Scientific classification
- Kingdom: Animalia
- Phylum: Chordata
- Class: Reptilia
- Order: Squamata
- Family: Scincidae
- Genus: Lygosoma
- Species: L. haroldyoungi
- Binomial name: Lygosoma haroldyoungi (Taylor, 1962)
- Synonyms: Riopa haroldyoungi Taylor, 1962; Lygosoma haroldyoungi — Nabhitabhata, 2004; Riopa haroldyoungi — Moravec & Böhme, 2008; Lygosoma haroldyoungi — Geissler et al., 2012;

= Banded supple skink =

- Genus: Lygosoma
- Species: haroldyoungi
- Authority: (Taylor, 1962)
- Conservation status: LC
- Synonyms: Riopa haroldyoungi , Taylor, 1962, Lygosoma haroldyoungi , — Nabhitabhata, 2004, Riopa haroldyoungi , — Moravec & Böhme, 2008, Lygosoma haroldyoungi , — Geissler et al., 2012

Species of lizard

The banded supple skink (Lygosoma haroldyoungi), also known commonly as Harold's writhing skink and Harold Young's supple skink, is a species of lizard in the family Scincidae.
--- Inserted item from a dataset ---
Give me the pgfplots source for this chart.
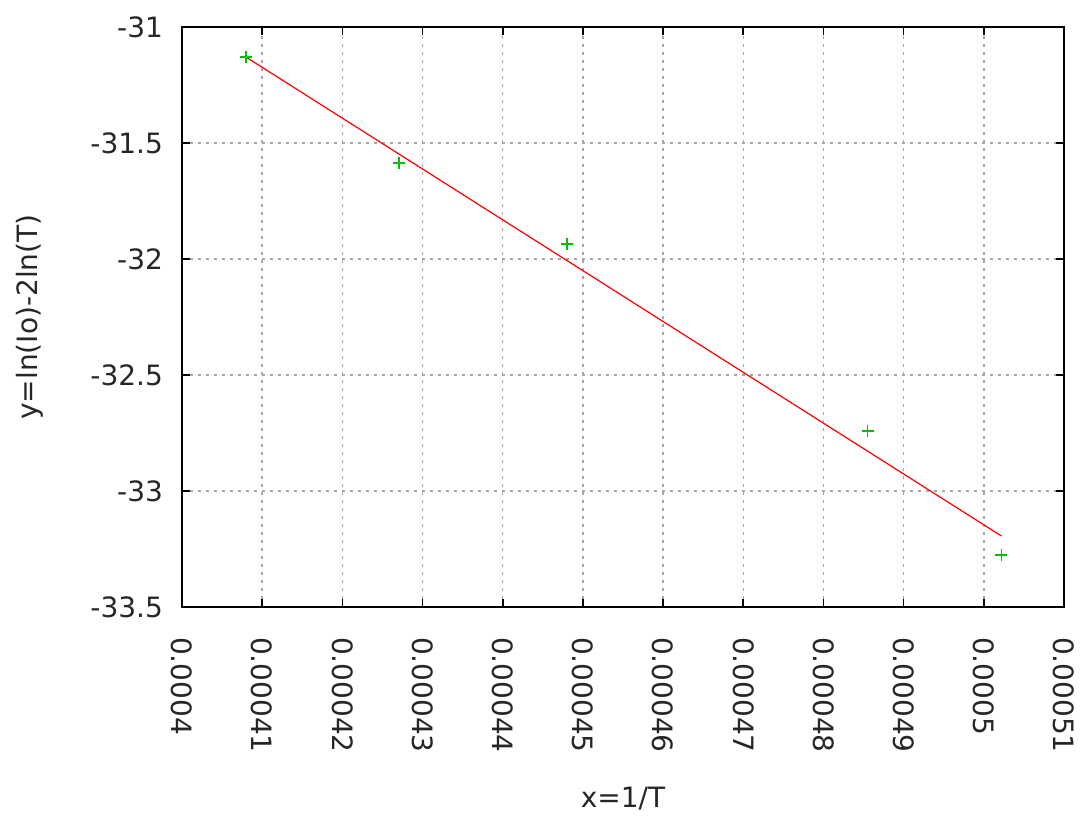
\documentclass[border=0pt]{standalone}
\usepackage{fontspec}
\setmainfont{DejaVu Sans}
\usepackage{pgfplots}
\pgfplotsset{compat=1.18}

\definecolor{fitred}{RGB}{255,0,0}
\definecolor{ptgreen}{RGB}{0,192,0}

\begin{document}
\begin{tikzpicture}
\begin{axis}[
    scale only axis,
    width=441pt, height=290pt,
    xmin=0.0004, xmax=0.00051,
    ymin=-33.5, ymax=-31,
    scaled x ticks=false,
    scaled y ticks=false,
    font=\fontsize{14}{17}\selectfont,
    axis line style={black, line width=0.8pt},
    tick align=inside,
    major tick length=4pt,
    tick style={black, line width=0.8pt},
    xtick={0.0004,0.00041,0.00042,0.00043,0.00044,0.00045,0.00046,0.00047,0.00048,0.00049,0.0005,0.00051},
    xticklabels={0.0004,0.00041,0.00042,0.00043,0.00044,0.00045,0.00046,0.00047,0.00048,0.00049,0.0005,0.00051},
    ytick={-33.5,-33,-32.5,-32,-31.5,-31},
    yticklabels={-33.5,-33,-32.5,-32,-31.5,-31},
    xticklabel style={rotate=-90, anchor=west, inner sep=0pt, outer sep=0pt, xshift=15pt, text=black!85},
    yticklabel style={xshift=-6pt, text=black!85},
    grid=major,
    grid style={gray!70, line width=0.7pt, dash pattern=on 1.5pt off 2.5pt},
    xlabel={x=1/T},
    ylabel={y=ln(Io)-2ln(T)},
    xlabel style={at={(0.5,0)}, anchor=center, yshift=-96pt, text=black!85},
    ylabel style={at={(0,0.5)}, anchor=center, yshift=76pt, text=black!85},
]
\addplot[fitred, line width=0.6pt] coordinates {
    (0.000408, -31.130)
    (0.0005022, -33.194)
};
\addplot[only marks, mark=+, mark size=3pt, ptgreen, line width=0.9pt] coordinates {
    (0.000408, -31.131)
    (0.0004271, -31.586)
    (0.0004480, -31.935)
    (0.0004855, -32.741)
    (0.0005022, -33.276)
};
\end{axis}
\pgfresetboundingbox
\path ([shift={(-91pt,-109pt)}]current axis.south west) rectangle ([shift={(10.5pt,13.5pt)}]current axis.north east);
\end{tikzpicture}
\end{document}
The species is endemic to Southeast Asia.

==Etymology==
The specific name, haroldyoungi, is in honor of American missionary Harold Young, who worked in Burma (now Myanmar) and Thailand, and founded the Chiang Mai Zoo.

==Distribution==
L. haroldyoungi is distributed in northern, central, and eastern Thailand and neighbouring Laos (Moravec and Böhme 2008). In Thailand it has been found in the provinces of Chachoengsao, Chaiyaphum, Chanthaburi, Chiang Mai, Chiang Rai, Nong Khai, Phetchabun, Phitsanulok, Nakhon Ratchasima, and Loei. In Laos it occurs in Vientiane Province, and it is also found in Myanmar.

==Habitat==
L. haroldyoungi is found in tropical deciduous forest and cultivated areas, at altitudes of 100–500 m.

==Description==
As an adult, L. haroldyoungi has a snout-to-vent length (SVL) of 11.5–14.8 cm. It has four legs, all of which are very short.

==Diet==
L. haroldyoungi preys upon earthworms and insects.

==Reproduction==
The mode of reproduction of L. haroldyoungi is unknown.

==Conservation status==
L. haroldyoungi is threatened by habitat loss, but this is not a significant threat as it survives in agricultural areas.